Pre-meeting (Dong Nguyen).
Related paper Automatic Evaluation of Topic Coherence, Newman et al.
Focus paper: Reading tea leaves: How humans interpret topic models, Chang et al.
I think the focus paper addressed an important topic. Topic models seem to be used a lot for visualization etc., thus it is important to be able to measure
how interpretable a topic is. I liked the way they evaluated,
although I'm wondering how sensitive their results are too the used inference methods/parameters.
My related paper essentially builds on the work by Chang et al. by proposing
automatic methods to measure topic coherence/interpretability.
They tried a bunch of external methods, using Wordnet, Wikipedia and Google
(a total of 15 different measures).
I like the range of methods they tried, but it would have been nice if they
had said some more regarding error analysis etc. Now I felt most of the paper
was about explaining all the different measures. They found that Wikipedia based method achieved very good results.
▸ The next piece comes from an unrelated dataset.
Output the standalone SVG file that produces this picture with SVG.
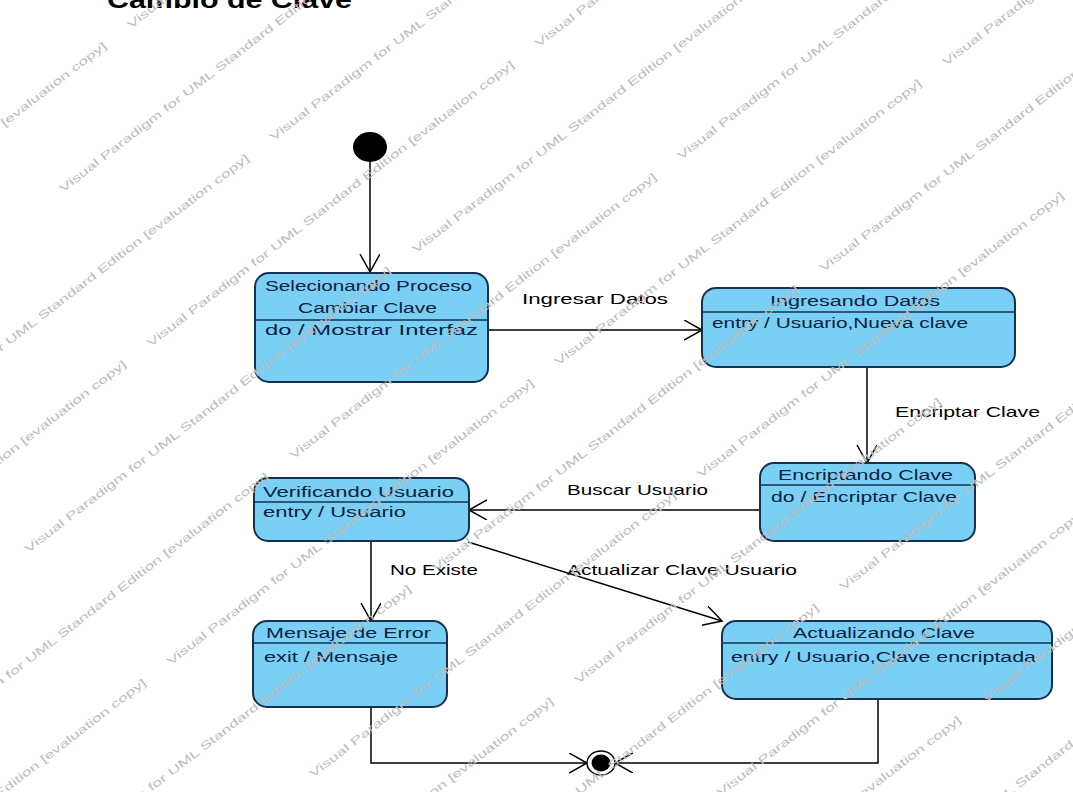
<svg xmlns="http://www.w3.org/2000/svg" width="1073" height="792" viewBox="0 0 1073 792">
<style>
.node rect{fill:#7acff5;stroke:#16304f;stroke-width:2}
.node line{stroke:#16304f;stroke-width:1.6}
.nt{font-family:"Liberation Sans",Arial,sans-serif;font-size:14px;fill:#0d2240}
.lbl{font-family:"Liberation Sans",Arial,sans-serif;font-size:15px;fill:#000}
.ttl{font-family:"Liberation Sans",Arial,sans-serif;font-size:24px;font-weight:bold;fill:#000}
.conn path{fill:none;stroke:#000;stroke-width:1.5}
.wm{font-family:"Liberation Sans",Arial,sans-serif;font-size:11px;fill:#bdbdbd}
</style>
<defs>
<marker id="arr" markerUnits="userSpaceOnUse" markerWidth="22" markerHeight="24" refX="18" refY="10" orient="auto">
<path d="M0,0 L18,10 L0,20" fill="none" stroke="#000" stroke-width="1.5"/>
</marker>
</defs>
<rect width="1073" height="792" fill="#fff"/>
<text class="ttl" x="107" y="8" textLength="245" lengthAdjust="spacingAndGlyphs">Cambio de Clave</text>

<g id="connectors" class="conn">
<path d="M370,161 L370,272" marker-end="url(#arr)"/>
<path d="M488,330 L702,330" marker-end="url(#arr)"/>
<path d="M867,367 L867,463" marker-end="url(#arr)"/>
<path d="M760,510 L469,510" marker-end="url(#arr)"/>
<path d="M371,541 L371,621" marker-end="url(#arr)"/>
<path d="M468,542 L722,621" marker-end="url(#arr)"/>
<path d="M371,707 L371,763 L587,763" marker-end="url(#arr)"/>
<path d="M878,699 L878,763 L615,763" marker-end="url(#arr)"/>
<text class="lbl" x="522" y="304" textLength="146" lengthAdjust="spacingAndGlyphs">Ingresar Datos</text>
<text class="lbl" x="895" y="417" textLength="145" lengthAdjust="spacingAndGlyphs">Encriptar Clave</text>
<text class="lbl" x="567" y="495" textLength="141" lengthAdjust="spacingAndGlyphs">Buscar Usuario</text>
<text class="lbl" x="390" y="575" textLength="88" lengthAdjust="spacingAndGlyphs">No Existe</text>
<text class="lbl" x="567" y="575" textLength="230" lengthAdjust="spacingAndGlyphs">Actualizar Clave Usuario</text>
</g>

<g id="initial">
<ellipse cx="370" cy="147" rx="17" ry="15" fill="#000"/>
</g>

<g id="final">
<ellipse cx="601" cy="763" rx="14" ry="12" fill="#fff" stroke="#000" stroke-width="1.5"/>
<ellipse cx="601" cy="763" rx="9.5" ry="8.5" fill="#000"/>
</g>

<g id="selecionando" class="node">
<rect x="255" y="273" width="233" height="109" rx="14"/>
<line x1="255" y1="320" x2="488" y2="320"/>
<text class="nt" x="265" y="291" textLength="207" lengthAdjust="spacingAndGlyphs">Selecionando Proceso</text>
<text class="nt" x="298" y="313" textLength="139" lengthAdjust="spacingAndGlyphs">Cambiar Clave</text>
<text class="nt" x="265" y="335" textLength="213" lengthAdjust="spacingAndGlyphs">do / Mostrar Interfaz</text>
</g>

<g id="ingresando" class="node">
<rect x="702" y="288" width="313" height="79" rx="14"/>
<line x1="702" y1="312" x2="1015" y2="312"/>
<text class="nt" x="770" y="306" textLength="170" lengthAdjust="spacingAndGlyphs">Ingresando Datos</text>
<text class="nt" x="712" y="328" textLength="256" lengthAdjust="spacingAndGlyphs">entry / Usuario,Nueva clave</text>
</g>

<g id="encriptando" class="node">
<rect x="760" y="463" width="215" height="78" rx="14"/>
<line x1="760" y1="485" x2="975" y2="485"/>
<text class="nt" x="778" y="480" textLength="175" lengthAdjust="spacingAndGlyphs">Encriptando Clave</text>
<text class="nt" x="771" y="502" textLength="186" lengthAdjust="spacingAndGlyphs">do / Encriptar Clave</text>
</g>

<g id="verificando" class="node">
<rect x="254" y="478" width="215" height="63" rx="14"/>
<line x1="254" y1="502" x2="469" y2="502"/>
<text class="nt" x="263" y="497" textLength="191" lengthAdjust="spacingAndGlyphs">Verificando Usuario</text>
<text class="nt" x="263" y="517" textLength="143" lengthAdjust="spacingAndGlyphs">entry / Usuario</text>
</g>

<g id="mensaje" class="node">
<rect x="253" y="621" width="194" height="86" rx="14"/>
<line x1="253" y1="643" x2="447" y2="643"/>
<text class="nt" x="266" y="638" textLength="165" lengthAdjust="spacingAndGlyphs">Mensaje de Error</text>
<text class="nt" x="264" y="662" textLength="134" lengthAdjust="spacingAndGlyphs">exit / Mensaje</text>
</g>

<g id="actualizando" class="node">
<rect x="722" y="621" width="330" height="78" rx="14"/>
<line x1="722" y1="643" x2="1052" y2="643"/>
<text class="nt" x="793" y="638" textLength="182" lengthAdjust="spacingAndGlyphs">Actualizando Clave</text>
<text class="nt" x="731" y="662" textLength="305" lengthAdjust="spacingAndGlyphs">entry / Usuario,Clave encriptada</text>
</g>

<g id="watermark" transform="rotate(-37.7)">
<text class="wm" x="-404" y="103" textLength="460" lengthAdjust="spacingAndGlyphs">Visual Paradigm for UML Standard Edition [evaluation copy]</text>
<text class="wm" x="86" y="103" textLength="460" lengthAdjust="spacingAndGlyphs">Visual Paradigm for UML Standard Edition [evaluation copy]</text>
<text class="wm" x="-68" y="191" textLength="460" lengthAdjust="spacingAndGlyphs">Visual Paradigm for UML Standard Edition [evaluation copy]</text>
<text class="wm" x="-360" y="279" textLength="460" lengthAdjust="spacingAndGlyphs">Visual Paradigm for UML Standard Edition [evaluation copy]</text>
<text class="wm" x="130" y="279" textLength="460" lengthAdjust="spacingAndGlyphs">Visual Paradigm for UML Standard Edition [evaluation copy]</text>
<text class="wm" x="-583" y="367" textLength="460" lengthAdjust="spacingAndGlyphs">Visual Paradigm for UML Standard Edition [evaluation copy]</text>
<text class="wm" x="-93" y="367" textLength="460" lengthAdjust="spacingAndGlyphs">Visual Paradigm for UML Standard Edition [evaluation copy]</text>
<text class="wm" x="397" y="367" textLength="460" lengthAdjust="spacingAndGlyphs">Visual Paradigm for UML Standard Edition [evaluation copy]</text>
<text class="wm" x="-316" y="455" textLength="460" lengthAdjust="spacingAndGlyphs">Visual Paradigm for UML Standard Edition [evaluation copy]</text>
<text class="wm" x="174" y="455" textLength="460" lengthAdjust="spacingAndGlyphs">Visual Paradigm for UML Standard Edition [evaluation copy]</text>
<text class="wm" x="-539" y="543" textLength="460" lengthAdjust="spacingAndGlyphs">Visual Paradigm for UML Standard Edition [evaluation copy]</text>
<text class="wm" x="-49" y="543" textLength="460" lengthAdjust="spacingAndGlyphs">Visual Paradigm for UML Standard Edition [evaluation copy]</text>
<text class="wm" x="441" y="543" textLength="460" lengthAdjust="spacingAndGlyphs">Visual Paradigm for UML Standard Edition [evaluation copy]</text>
<text class="wm" x="-762" y="631" textLength="460" lengthAdjust="spacingAndGlyphs">Visual Paradigm for UML Standard Edition [evaluation copy]</text>
<text class="wm" x="-272" y="631" textLength="460" lengthAdjust="spacingAndGlyphs">Visual Paradigm for UML Standard Edition [evaluation copy]</text>
<text class="wm" x="218" y="631" textLength="460" lengthAdjust="spacingAndGlyphs">Visual Paradigm for UML Standard Edition [evaluation copy]</text>
<text class="wm" x="708" y="631" textLength="460" lengthAdjust="spacingAndGlyphs">Visual Paradigm for UML Standard Edition [evaluation copy]</text>
<text class="wm" x="-495" y="719" textLength="460" lengthAdjust="spacingAndGlyphs">Visual Paradigm for UML Standard Edition [evaluation copy]</text>
<text class="wm" x="-5" y="719" textLength="460" lengthAdjust="spacingAndGlyphs">Visual Paradigm for UML Standard Edition [evaluation copy]</text>
<text class="wm" x="485" y="719" textLength="460" lengthAdjust="spacingAndGlyphs">Visual Paradigm for UML Standard Edition [evaluation copy]</text>
<text class="wm" x="-228" y="807" textLength="460" lengthAdjust="spacingAndGlyphs">Visual Paradigm for UML Standard Edition [evaluation copy]</text>
<text class="wm" x="262" y="807" textLength="460" lengthAdjust="spacingAndGlyphs">Visual Paradigm for UML Standard Edition [evaluation copy]</text>
<text class="wm" x="-451" y="895" textLength="460" lengthAdjust="spacingAndGlyphs">Visual Paradigm for UML Standard Edition [evaluation copy]</text>
<text class="wm" x="39" y="895" textLength="460" lengthAdjust="spacingAndGlyphs">Visual Paradigm for UML Standard Edition [evaluation copy]</text>
<text class="wm" x="-184" y="983" textLength="460" lengthAdjust="spacingAndGlyphs">Visual Paradigm for UML Standard Edition [evaluation copy]</text>
<text class="wm" x="306" y="983" textLength="460" lengthAdjust="spacingAndGlyphs">Visual Paradigm for UML Standard Edition [evaluation copy]</text>
<text class="wm" x="83" y="1071" textLength="460" lengthAdjust="spacingAndGlyphs">Visual Paradigm for UML Standard Edition [evaluation copy]</text>
<text class="wm" x="-140" y="1159" textLength="460" lengthAdjust="spacingAndGlyphs">Visual Paradigm for UML Standard Edition [evaluation copy]</text>
<text class="wm" x="350" y="1159" textLength="460" lengthAdjust="spacingAndGlyphs">Visual Paradigm for UML Standard Edition [evaluation copy]</text>
<text class="wm" x="127" y="1247" textLength="460" lengthAdjust="spacingAndGlyphs">Visual Paradigm for UML Standard Edition [evaluation copy]</text>
</g>
</svg>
They used annotators to rate the topics on a 3-point scale. They view their upper bound as the inter-annotator agreement. It seems a bit strange that some of the methods, have an even higher score than that , and a lot of the methods are very close to the upperbound score. So I'm wondering if their comparison with the upper bound (which they use to conclude that their methods perform really well) makes sense.
In addition I wonder how well their methods work when the domains are very specific and not well covered by the Web/Wordnet/Wikipedia. It also wasn't clear to me also how they mapped terms to Wikipedia pages, which is not a trivial thing to do.